In a post whose main point was to praise Up With Chris Hayes, Freddie deBoer offers one criticism.
I didn’t hear, and haven’t heard, a statement of equitable political principles that explains why it is somehow more legitimate for Israel to have nuclear technology than Iran.
The answer is embedded in his definition. There is no reason in the abstract why Israel “should” possess nuclear technology (I’m assuming he’s referring to nuclear weapons technology), while Iran “should not,” but nation-states aren’t merely abstract, and “legitimacy” isn’t the same as ideal moral justice. Iran is a signatory to the Non-Proliferation Treaty, and withdrawal or being judged in breach would entail costs and complications for Iran, but a prospective decision to acquire nuclear weapons or actual acquisition of them is not in itself, taken strictly on its own terms, a matter of legitimacy.

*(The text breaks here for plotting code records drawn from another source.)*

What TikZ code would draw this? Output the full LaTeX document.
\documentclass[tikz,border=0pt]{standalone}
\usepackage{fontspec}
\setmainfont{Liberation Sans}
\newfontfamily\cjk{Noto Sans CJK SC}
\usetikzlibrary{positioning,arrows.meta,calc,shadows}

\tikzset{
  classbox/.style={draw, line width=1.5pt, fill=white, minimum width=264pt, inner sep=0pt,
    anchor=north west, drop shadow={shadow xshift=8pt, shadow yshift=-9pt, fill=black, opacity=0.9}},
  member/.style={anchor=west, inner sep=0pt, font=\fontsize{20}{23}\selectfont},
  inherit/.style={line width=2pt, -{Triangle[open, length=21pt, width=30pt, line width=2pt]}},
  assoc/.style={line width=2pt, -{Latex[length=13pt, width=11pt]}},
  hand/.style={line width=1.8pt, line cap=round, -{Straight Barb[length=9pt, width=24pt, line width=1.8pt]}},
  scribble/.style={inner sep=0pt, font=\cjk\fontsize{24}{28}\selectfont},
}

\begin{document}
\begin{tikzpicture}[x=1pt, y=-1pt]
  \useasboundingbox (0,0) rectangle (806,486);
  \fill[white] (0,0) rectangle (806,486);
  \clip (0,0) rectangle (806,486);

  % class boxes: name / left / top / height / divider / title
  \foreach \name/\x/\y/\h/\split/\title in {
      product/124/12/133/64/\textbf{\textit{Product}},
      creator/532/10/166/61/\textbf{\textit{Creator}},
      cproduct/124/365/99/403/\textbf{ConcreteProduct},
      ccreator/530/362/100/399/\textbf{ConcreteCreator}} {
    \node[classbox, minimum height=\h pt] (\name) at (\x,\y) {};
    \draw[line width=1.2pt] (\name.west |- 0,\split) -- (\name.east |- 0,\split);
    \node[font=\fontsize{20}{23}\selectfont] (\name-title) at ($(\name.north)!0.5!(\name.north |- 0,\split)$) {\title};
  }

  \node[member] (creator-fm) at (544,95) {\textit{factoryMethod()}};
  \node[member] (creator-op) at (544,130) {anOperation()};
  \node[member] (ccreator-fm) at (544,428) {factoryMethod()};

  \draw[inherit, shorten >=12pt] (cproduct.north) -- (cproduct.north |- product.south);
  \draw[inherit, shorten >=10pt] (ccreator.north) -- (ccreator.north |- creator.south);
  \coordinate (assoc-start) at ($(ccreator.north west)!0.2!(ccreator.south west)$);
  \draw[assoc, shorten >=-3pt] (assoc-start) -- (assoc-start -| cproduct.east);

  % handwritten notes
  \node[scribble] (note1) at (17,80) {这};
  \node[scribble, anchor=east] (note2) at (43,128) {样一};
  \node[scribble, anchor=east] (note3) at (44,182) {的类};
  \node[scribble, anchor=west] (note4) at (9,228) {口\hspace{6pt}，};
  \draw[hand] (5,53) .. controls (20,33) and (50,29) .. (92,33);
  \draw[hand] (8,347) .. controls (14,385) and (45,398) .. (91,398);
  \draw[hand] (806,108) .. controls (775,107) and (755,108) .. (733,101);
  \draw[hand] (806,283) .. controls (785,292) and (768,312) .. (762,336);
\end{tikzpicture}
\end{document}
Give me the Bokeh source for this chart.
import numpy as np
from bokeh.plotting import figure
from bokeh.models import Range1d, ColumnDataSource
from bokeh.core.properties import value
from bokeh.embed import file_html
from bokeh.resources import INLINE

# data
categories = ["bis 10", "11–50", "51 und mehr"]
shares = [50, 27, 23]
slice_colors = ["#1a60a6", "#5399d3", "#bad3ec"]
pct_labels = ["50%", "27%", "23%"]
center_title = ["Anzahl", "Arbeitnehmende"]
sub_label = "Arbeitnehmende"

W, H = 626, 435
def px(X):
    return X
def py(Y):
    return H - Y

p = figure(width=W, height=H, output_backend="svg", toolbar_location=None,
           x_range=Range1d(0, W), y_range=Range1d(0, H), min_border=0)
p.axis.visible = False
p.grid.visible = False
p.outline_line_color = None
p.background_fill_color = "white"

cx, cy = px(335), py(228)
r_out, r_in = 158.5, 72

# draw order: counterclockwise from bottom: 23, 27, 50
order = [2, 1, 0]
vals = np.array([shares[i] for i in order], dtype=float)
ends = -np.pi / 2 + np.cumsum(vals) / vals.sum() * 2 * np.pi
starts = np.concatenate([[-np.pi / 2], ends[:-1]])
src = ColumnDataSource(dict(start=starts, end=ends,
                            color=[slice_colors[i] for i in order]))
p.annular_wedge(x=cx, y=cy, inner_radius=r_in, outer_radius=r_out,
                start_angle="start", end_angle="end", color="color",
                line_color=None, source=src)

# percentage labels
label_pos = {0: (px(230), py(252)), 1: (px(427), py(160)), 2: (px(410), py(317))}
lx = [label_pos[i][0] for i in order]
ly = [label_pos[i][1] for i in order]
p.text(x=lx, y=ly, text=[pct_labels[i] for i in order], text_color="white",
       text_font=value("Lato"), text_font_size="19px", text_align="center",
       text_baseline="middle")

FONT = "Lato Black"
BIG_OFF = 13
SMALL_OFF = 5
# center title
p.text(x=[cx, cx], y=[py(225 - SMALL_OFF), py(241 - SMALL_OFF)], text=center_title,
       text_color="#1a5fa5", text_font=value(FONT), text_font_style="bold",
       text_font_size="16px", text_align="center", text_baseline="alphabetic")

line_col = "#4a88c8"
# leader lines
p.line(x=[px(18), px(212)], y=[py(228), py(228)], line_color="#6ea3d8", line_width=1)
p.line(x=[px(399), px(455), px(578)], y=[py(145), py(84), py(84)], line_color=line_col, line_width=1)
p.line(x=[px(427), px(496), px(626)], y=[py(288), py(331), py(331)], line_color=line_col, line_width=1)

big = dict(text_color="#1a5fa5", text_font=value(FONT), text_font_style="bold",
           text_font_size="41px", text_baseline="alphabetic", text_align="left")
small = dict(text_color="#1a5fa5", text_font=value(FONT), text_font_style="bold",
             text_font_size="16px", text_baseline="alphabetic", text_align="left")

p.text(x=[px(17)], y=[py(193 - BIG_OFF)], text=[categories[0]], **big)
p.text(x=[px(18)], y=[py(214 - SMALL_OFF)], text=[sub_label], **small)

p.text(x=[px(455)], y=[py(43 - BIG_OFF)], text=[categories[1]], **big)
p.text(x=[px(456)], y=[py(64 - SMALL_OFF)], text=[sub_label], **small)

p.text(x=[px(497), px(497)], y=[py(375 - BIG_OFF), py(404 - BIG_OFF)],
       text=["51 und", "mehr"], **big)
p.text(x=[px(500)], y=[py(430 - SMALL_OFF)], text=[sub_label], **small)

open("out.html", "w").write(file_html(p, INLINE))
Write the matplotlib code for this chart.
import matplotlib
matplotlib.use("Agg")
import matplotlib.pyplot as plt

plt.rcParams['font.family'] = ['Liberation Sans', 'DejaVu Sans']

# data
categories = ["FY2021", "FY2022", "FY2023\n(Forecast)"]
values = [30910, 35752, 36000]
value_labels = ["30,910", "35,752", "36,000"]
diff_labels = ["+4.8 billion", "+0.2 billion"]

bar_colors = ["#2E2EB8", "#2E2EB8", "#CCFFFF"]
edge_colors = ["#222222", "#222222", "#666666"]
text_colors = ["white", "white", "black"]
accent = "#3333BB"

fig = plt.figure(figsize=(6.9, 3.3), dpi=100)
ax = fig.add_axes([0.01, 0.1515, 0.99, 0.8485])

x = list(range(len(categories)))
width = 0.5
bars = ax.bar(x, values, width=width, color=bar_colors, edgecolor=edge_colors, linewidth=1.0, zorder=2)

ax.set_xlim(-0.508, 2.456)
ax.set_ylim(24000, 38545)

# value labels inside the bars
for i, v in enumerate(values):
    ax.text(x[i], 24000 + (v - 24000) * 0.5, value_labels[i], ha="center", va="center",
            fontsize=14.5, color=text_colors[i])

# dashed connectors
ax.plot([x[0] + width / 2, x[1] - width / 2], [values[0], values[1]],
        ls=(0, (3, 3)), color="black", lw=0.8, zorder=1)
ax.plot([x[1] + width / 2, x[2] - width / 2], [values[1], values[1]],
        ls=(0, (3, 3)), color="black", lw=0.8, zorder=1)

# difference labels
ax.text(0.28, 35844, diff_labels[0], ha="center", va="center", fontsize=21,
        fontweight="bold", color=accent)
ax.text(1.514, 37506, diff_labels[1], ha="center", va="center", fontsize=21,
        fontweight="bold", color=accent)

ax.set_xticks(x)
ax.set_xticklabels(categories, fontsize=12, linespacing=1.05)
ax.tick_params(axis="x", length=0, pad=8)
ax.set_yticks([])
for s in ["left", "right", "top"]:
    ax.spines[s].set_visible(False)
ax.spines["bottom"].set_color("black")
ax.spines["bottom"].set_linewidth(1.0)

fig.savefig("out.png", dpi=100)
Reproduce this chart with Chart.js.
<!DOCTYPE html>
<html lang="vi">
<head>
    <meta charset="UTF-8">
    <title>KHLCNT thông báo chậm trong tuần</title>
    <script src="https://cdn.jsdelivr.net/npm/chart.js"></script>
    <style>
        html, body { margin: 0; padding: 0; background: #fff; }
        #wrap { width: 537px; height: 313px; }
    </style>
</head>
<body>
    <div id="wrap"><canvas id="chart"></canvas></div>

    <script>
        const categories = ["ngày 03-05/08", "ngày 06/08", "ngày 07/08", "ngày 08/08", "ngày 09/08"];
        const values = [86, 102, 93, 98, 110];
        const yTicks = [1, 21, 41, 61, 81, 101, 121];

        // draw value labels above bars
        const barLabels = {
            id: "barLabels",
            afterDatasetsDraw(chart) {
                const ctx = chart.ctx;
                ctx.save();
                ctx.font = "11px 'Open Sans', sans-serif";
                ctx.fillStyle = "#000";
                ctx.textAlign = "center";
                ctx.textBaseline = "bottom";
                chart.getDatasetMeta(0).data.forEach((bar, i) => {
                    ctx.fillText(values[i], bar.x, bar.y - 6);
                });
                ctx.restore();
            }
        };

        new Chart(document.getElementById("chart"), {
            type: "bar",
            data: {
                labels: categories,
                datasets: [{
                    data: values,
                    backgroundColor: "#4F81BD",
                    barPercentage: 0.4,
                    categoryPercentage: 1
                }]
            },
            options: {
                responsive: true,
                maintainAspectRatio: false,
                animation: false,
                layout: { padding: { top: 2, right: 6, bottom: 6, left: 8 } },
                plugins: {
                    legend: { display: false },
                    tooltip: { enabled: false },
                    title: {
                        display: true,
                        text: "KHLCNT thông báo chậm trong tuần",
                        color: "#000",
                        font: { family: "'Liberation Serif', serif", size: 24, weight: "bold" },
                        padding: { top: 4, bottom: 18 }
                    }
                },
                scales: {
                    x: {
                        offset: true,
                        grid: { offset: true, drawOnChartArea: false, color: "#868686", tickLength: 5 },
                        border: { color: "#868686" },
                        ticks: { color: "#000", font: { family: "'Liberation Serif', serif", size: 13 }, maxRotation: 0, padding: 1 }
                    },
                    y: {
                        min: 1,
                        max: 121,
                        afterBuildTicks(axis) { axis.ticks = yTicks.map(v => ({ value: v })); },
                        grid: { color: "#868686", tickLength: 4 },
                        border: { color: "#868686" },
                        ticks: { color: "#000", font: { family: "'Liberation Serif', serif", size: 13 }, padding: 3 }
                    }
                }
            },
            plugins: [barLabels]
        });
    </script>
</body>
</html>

In other words, even from the pespective of the NPT regime, and taking adherence to its provisions as a standard of legitimacy, Iran could legitimately become a nuclear-armed state, but the possible legitimacy of its withdrawal from the NPT would not prevent it from becoming at that point a pariah state, even if in this regard a lawfully acting one. In addition to Israel, both India and Pakistan are also non-signatories to the NPT, and North Korea is the only state to have withdrawn. It is neither inherently legitimate nor inherently illegitimate for them to be nuclear states – and the same goes for the states that already possessed nuclear weapons when the NPT was originally drafted – but it is presumed to be a matter of interest to other states, and arguably to the entire world, a perspective in fact legitimated by worldwide, though not universal, recognition of the NPT.
It is not difficult to reason out an argument for the justice or morality of denying nukes to “states like Iran,” but allowing them to “states like Israel.” It ends up being an argument for supporting Israel and being suspicious of or hostile to Iran at least in its present form. Put simply: Israel = friend, and Iran = enemy – designations that, not incidentally, neither country’s leaderships have striven much to alter over the last generation or two. Along these lines, we occasionally hear people say that it would be a much different matter if a non-revolutionary – i.e., friendly – Iran went nuclear, but, to return to the original point, I think the reason that the discussion is rarely if ever attempted along the lines deBoer describes is that there is no “principle” in play of the type he wants to invoke.
The above was drafted originally as a comment at deBoer’s blog. He responded to it as follows:
See, if it’s just that, realpolitik or whatever, I understand. But it would have been nice to have that out in the open.
I think the problem is that the assumptions of most interested observers, even leftish ones like Chris Hayes, differ greatly from those of deBoer and others who seem to be seeking fairness or “equitable political principles” in international relations, rather than realpolitik or some other calculation of interests.
Realpolitik is itself only ever a derivative of pre-existing moral-ideal determinations, the same ones that underlie that very basic (for Schmitt the most basic of all) “friend-enemy” distinction. Leftist-internationalists and other free range intellectuals, including those urging an American-Iranian rapprochement for supposed real-political reasons, will question, or be much more open to questioning whether “Iran-enemy” and “Israel-friend” should continue to define so much of American policy in the region. They will also be more interested in examining under what circumstances a revision might be both desirable and attainable. Such a discussion will tend to leave most of the American political audience behind.
That’s not intended to be an argument against holding that discussion. It’s an argument that the Iranian nuclear issue will retain its saliency, and likely remain impervious to fundamental re-thinking, until and unless it can be addressed in full context.